— BEGIN Material supplied —

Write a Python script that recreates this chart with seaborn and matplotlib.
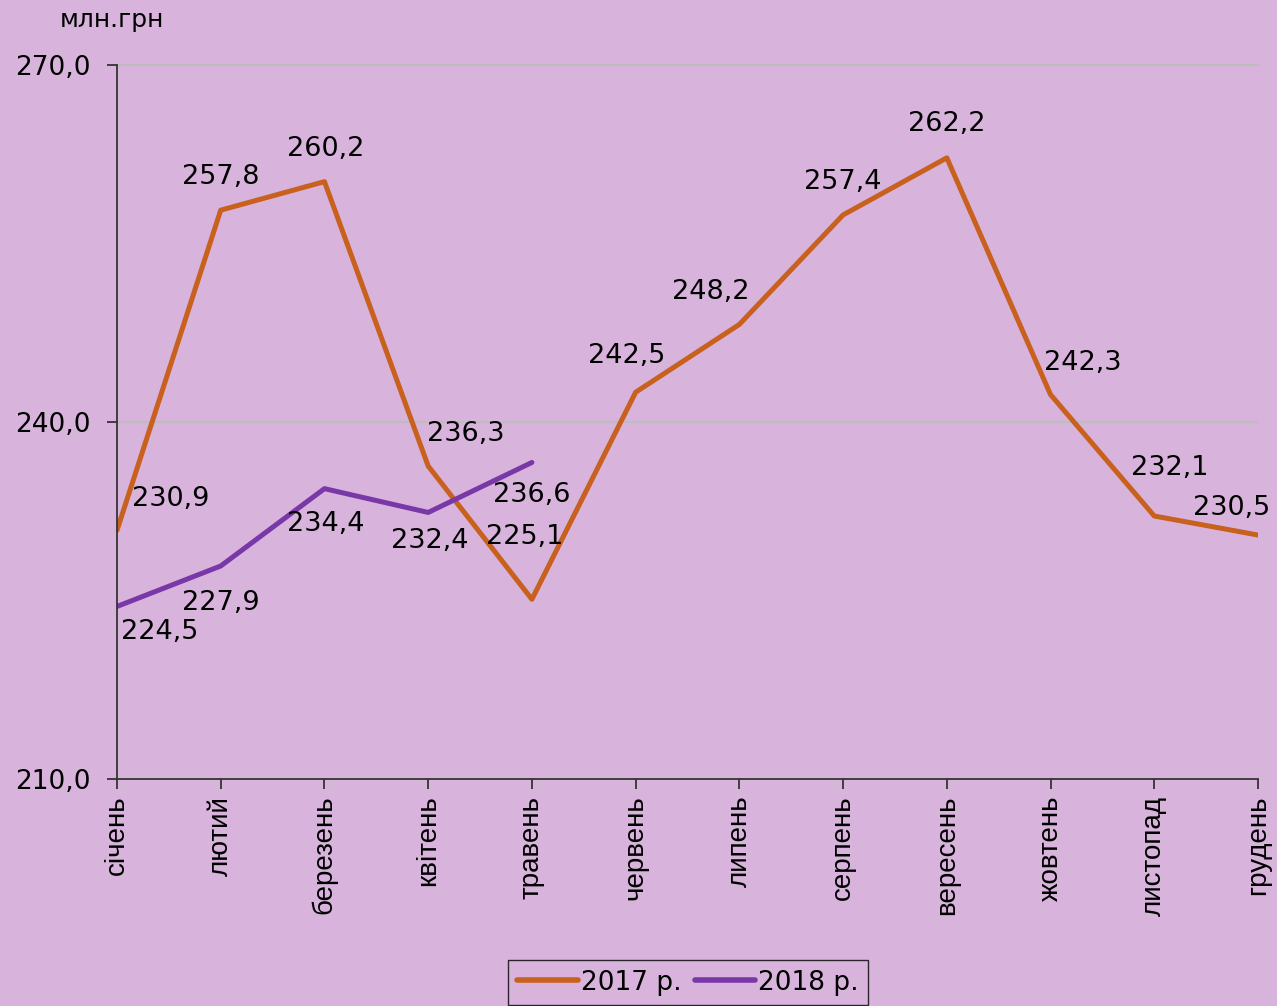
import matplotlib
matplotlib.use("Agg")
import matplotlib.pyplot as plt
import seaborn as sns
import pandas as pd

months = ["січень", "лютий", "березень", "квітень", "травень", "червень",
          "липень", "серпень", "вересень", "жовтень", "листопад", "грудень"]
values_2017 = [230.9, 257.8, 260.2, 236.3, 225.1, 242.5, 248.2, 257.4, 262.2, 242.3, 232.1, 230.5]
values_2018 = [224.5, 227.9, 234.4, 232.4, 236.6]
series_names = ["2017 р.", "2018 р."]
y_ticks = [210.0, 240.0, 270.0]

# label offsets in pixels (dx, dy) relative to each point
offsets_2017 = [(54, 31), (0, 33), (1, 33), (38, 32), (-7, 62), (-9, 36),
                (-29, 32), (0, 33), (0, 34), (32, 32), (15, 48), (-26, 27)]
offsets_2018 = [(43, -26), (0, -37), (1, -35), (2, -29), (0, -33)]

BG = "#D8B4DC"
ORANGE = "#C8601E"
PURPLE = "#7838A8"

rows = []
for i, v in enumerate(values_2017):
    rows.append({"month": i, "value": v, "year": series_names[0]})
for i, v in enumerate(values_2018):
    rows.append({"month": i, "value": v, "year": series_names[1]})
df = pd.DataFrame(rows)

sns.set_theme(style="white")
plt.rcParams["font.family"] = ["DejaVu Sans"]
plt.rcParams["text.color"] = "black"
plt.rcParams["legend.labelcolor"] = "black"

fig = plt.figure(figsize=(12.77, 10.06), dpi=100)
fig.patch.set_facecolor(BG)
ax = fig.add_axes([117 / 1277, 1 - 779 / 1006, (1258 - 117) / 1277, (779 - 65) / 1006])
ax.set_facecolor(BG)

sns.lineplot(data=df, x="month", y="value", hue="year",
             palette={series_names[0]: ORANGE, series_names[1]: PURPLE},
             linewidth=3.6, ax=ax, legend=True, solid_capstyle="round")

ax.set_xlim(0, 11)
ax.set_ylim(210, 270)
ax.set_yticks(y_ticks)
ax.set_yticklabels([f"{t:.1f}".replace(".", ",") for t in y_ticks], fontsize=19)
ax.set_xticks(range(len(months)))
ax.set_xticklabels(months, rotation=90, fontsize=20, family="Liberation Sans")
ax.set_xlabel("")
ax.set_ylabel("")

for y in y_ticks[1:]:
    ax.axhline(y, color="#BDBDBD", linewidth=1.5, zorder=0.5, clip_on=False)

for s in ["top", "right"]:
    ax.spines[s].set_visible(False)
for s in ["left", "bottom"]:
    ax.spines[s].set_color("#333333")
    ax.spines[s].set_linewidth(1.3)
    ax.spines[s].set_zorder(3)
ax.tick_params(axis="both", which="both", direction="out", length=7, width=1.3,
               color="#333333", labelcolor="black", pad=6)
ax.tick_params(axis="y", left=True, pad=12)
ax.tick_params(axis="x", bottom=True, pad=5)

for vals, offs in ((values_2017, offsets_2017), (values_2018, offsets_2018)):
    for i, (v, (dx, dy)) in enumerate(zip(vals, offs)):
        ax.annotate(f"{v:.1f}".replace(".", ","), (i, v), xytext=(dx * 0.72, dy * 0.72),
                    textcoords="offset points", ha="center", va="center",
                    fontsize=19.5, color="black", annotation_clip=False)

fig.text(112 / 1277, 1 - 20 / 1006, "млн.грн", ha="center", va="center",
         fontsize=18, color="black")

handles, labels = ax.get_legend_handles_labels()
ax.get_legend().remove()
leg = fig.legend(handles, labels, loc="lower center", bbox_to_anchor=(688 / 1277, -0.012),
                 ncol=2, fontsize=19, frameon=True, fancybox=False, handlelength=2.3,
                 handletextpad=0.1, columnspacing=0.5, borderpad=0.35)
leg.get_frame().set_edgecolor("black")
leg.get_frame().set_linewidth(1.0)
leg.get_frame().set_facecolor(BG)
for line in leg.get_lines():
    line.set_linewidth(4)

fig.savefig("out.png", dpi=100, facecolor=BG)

— END Material supplied —
— BEGIN Material supplied —

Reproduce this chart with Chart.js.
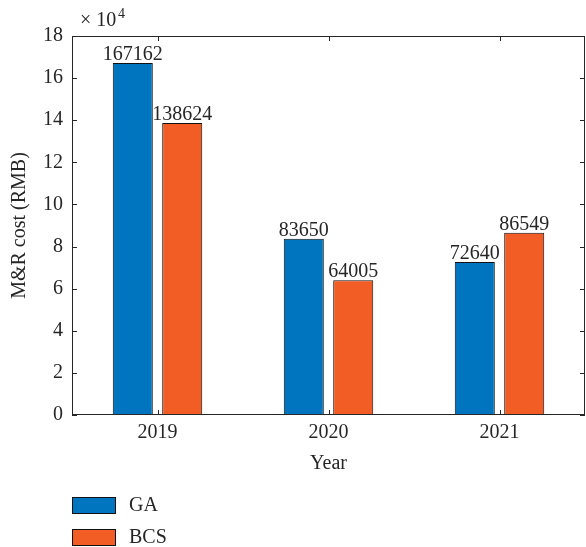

— END Material supplied —
— BEGIN Material supplied —

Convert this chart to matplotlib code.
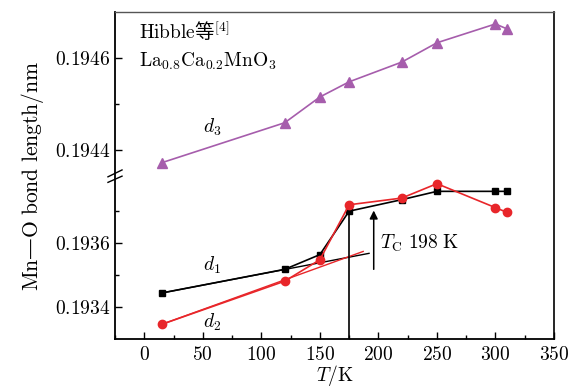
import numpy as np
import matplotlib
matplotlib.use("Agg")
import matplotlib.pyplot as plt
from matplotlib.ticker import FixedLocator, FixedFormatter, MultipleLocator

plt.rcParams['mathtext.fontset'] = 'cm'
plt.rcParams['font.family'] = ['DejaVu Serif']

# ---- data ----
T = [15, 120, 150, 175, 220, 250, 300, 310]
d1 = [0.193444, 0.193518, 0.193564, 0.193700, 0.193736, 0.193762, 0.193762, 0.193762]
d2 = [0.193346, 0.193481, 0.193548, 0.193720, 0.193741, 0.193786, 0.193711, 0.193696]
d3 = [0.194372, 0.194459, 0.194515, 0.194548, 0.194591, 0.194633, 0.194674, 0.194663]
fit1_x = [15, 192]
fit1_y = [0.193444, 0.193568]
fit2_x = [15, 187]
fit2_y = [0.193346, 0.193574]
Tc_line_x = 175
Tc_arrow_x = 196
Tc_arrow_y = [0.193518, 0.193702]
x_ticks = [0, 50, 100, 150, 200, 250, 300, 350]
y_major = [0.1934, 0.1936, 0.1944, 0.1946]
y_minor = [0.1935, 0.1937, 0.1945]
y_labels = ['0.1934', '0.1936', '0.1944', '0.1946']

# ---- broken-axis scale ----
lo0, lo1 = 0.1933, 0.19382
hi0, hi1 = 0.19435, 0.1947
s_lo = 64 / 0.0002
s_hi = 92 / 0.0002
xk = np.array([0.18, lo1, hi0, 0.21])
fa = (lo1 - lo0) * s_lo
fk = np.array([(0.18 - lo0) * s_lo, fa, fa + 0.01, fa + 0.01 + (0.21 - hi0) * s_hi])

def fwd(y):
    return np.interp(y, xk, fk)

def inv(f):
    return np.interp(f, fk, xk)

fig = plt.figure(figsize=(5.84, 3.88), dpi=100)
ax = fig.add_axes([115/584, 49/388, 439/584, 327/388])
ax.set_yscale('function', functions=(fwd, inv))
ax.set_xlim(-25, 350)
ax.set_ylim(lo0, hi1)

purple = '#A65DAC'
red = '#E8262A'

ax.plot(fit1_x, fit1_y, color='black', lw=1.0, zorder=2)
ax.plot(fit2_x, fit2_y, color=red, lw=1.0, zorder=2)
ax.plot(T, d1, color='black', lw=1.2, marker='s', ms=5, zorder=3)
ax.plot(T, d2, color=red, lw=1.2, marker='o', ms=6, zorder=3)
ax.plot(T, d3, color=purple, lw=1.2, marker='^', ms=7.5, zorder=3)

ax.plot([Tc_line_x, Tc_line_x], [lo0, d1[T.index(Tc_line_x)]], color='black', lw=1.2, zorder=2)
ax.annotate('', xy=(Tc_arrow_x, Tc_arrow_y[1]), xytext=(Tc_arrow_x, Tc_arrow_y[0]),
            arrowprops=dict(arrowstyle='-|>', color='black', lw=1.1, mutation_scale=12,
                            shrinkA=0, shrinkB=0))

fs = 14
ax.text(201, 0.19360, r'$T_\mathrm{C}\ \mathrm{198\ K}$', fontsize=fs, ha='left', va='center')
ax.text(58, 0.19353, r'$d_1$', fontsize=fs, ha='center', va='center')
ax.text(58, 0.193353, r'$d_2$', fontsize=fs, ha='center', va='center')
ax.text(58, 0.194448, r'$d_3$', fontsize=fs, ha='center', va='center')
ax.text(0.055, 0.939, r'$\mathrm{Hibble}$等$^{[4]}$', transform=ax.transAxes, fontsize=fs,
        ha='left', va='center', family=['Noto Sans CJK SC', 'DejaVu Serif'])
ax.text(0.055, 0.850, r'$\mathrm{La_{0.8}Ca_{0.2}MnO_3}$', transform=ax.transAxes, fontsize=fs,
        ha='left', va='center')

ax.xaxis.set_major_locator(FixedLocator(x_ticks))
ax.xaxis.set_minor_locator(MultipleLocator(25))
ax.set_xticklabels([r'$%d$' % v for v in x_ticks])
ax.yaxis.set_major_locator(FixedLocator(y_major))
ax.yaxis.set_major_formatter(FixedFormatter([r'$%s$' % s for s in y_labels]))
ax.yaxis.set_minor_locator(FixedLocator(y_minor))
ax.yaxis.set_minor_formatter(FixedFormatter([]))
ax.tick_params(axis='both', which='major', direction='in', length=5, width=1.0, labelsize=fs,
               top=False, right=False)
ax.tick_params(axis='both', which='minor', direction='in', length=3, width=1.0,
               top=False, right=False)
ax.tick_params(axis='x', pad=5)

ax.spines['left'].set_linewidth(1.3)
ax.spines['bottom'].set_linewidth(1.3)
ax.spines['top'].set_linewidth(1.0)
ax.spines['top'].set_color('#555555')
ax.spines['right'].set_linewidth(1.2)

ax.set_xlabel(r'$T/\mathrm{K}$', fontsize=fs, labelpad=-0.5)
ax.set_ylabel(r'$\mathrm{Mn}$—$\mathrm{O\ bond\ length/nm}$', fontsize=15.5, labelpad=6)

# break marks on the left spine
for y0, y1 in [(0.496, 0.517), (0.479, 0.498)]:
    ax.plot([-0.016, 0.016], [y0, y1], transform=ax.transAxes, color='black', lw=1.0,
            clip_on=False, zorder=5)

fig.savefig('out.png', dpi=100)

— END Material supplied —

§ **Work to do**: Your task is to transcribe exactly the lines starting at the line that contains "Write a Python" and ending at the line that contains "ax.set_facecolor(BG)", both included. Leave out the pictures.

§ **Answer to this exercise**:
Write a Python script that recreates this chart with seaborn and matplotlib.
import matplotlib
matplotlib.use("Agg")
import matplotlib.pyplot as plt
import seaborn as sns
import pandas as pd

months = ["січень", "лютий", "березень", "квітень", "травень", "червень",
          "липень", "серпень", "вересень", "жовтень", "листопад", "грудень"]
values_2017 = [230.9, 257.8, 260.2, 236.3, 225.1, 242.5, 248.2, 257.4, 262.2, 242.3, 232.1, 230.5]
values_2018 = [224.5, 227.9, 234.4, 232.4, 236.6]
series_names = ["2017 р.", "2018 р."]
y_ticks = [210.0, 240.0, 270.0]

# label offsets in pixels (dx, dy) relative to each point
offsets_2017 = [(54, 31), (0, 33), (1, 33), (38, 32), (-7, 62), (-9, 36),
                (-29, 32), (0, 33), (0, 34), (32, 32), (15, 48), (-26, 27)]
offsets_2018 = [(43, -26), (0, -37), (1, -35), (2, -29), (0, -33)]

BG = "#D8B4DC"
ORANGE = "#C8601E"
PURPLE = "#7838A8"

rows = []
for i, v in enumerate(values_2017):
    rows.append({"month": i, "value": v, "year": series_names[0]})
for i, v in enumerate(values_2018):
    rows.append({"month": i, "value": v, "year": series_names[1]})
df = pd.DataFrame(rows)

sns.set_theme(style="white")
plt.rcParams["font.family"] = ["DejaVu Sans"]
plt.rcParams["text.color"] = "black"
plt.rcParams["legend.labelcolor"] = "black"

fig = plt.figure(figsize=(12.77, 10.06), dpi=100)
fig.patch.set_facecolor(BG)
ax = fig.add_axes([117 / 1277, 1 - 779 / 1006, (1258 - 117) / 1277, (779 - 65) / 1006])
ax.set_facecolor(BG)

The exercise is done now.